集中と覚悟の10週間

9月19日から11月26日まで、つくばでの重要な実験期間が始まった。来年度は国研への出入りが制限されるため、この10週間でM2後期とD1一年分、計1.5年分のデータを集める必要があった。博士課程で三報の論文(うち二報は筆頭著者&フルペーパー)が修了要件。M2後期から一報目に着手しなければ、3年での修了が危ぶまれる状況だった。
相当なプレッシャーを抱えてのつくば入りだったが、既にそうした緊張感に順応していたためか、普段と変わらぬ冷静さで実験を進められた。むしろ、重圧が推進力となって研究への意欲を掻き立てた。第8週目で予定していた実験を完遂し、残りの2週間はボーナスタイムとして予想外の実験に挑戦。この自由な探求から、博士課程での新たな研究の着想が次々と浮かんできた。さらに、この期間中に修了要件の一報目となる論文の日本語原稿も仕上げ、共同研究者の確認を経て、翌月からの英語化への道筋をつけた。
感動と出会いの福岡学会

つくば滞在中、福岡国際会議場で初の現地学会発表を経験した。博多駅から徒歩30分という絶好のロケーションだった。昨年オンラインで発表した際、憧れの研究者Dさんから「すごく面白い研究でした」と称賛を受けた記憶が、この一年の原動力となっていた。
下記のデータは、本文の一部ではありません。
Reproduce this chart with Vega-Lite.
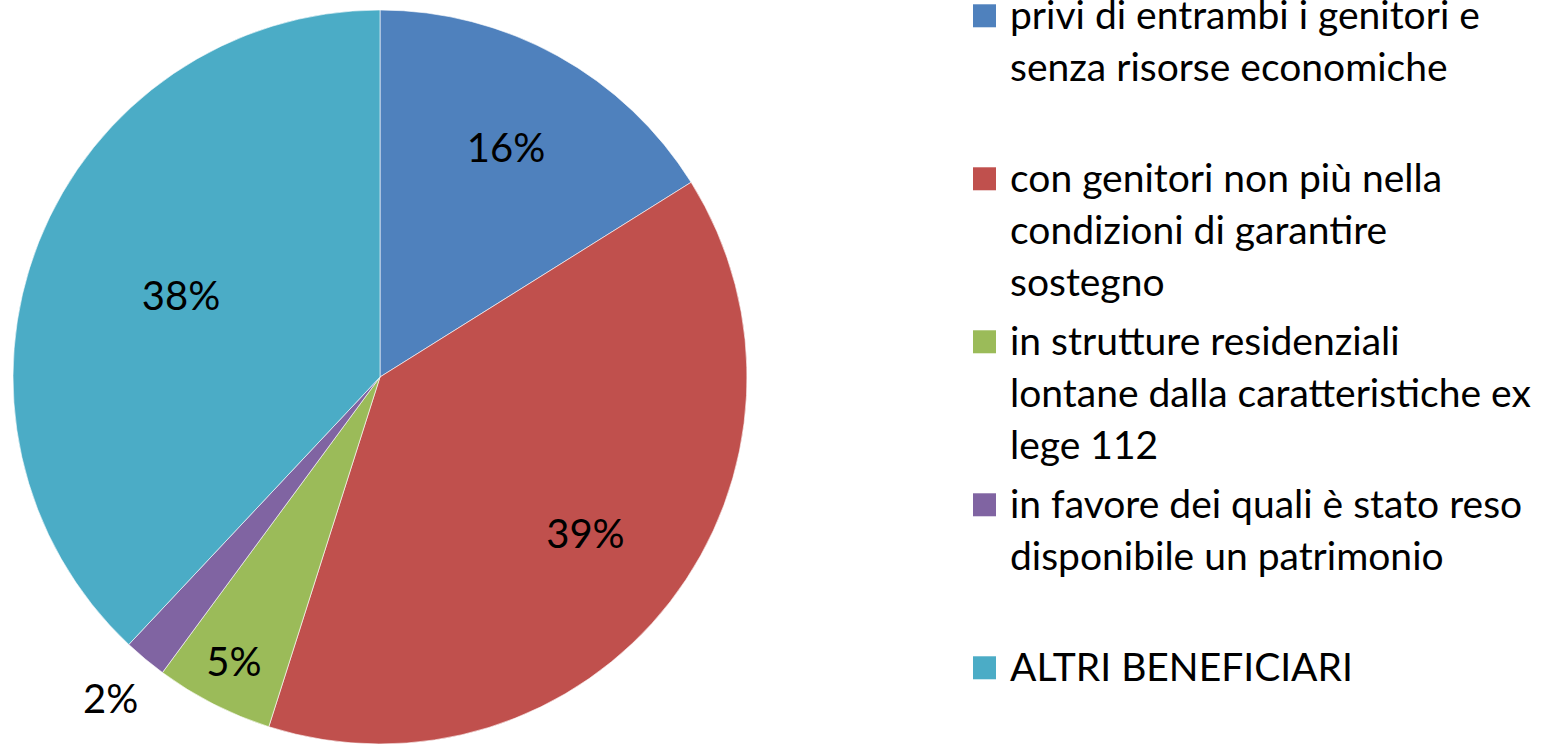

15分の発表と4分の質疑応答。初めての現地講演で緊張したものの、落ち着いて発表をやり遂げた。Dさんからの本質的かつ鋭い質問にも、冷静さを保ちながら納得のいく回答ができた。講演後、共同研究者と指導教員と共に天神のもつ鍋で舌鼓を打ち、「現地講演って楽しいなぁ」と深い満足感に浸った。
学会最大のサプライズは、M1時代に内定を得た中小企業の方との思いがけない再会だった。双方にとって予想外の出会いで、「すごい偶然ですね」と互いに驚きの声を上げた。企業の方は私の発表を聞いてくださっただけでなく、最終日には近くの寿司店で昼食までご馳走になった。面接からの時を経るごとに増す企業への親近感。このご縁を大切に、末永く関係を育んでいきたい。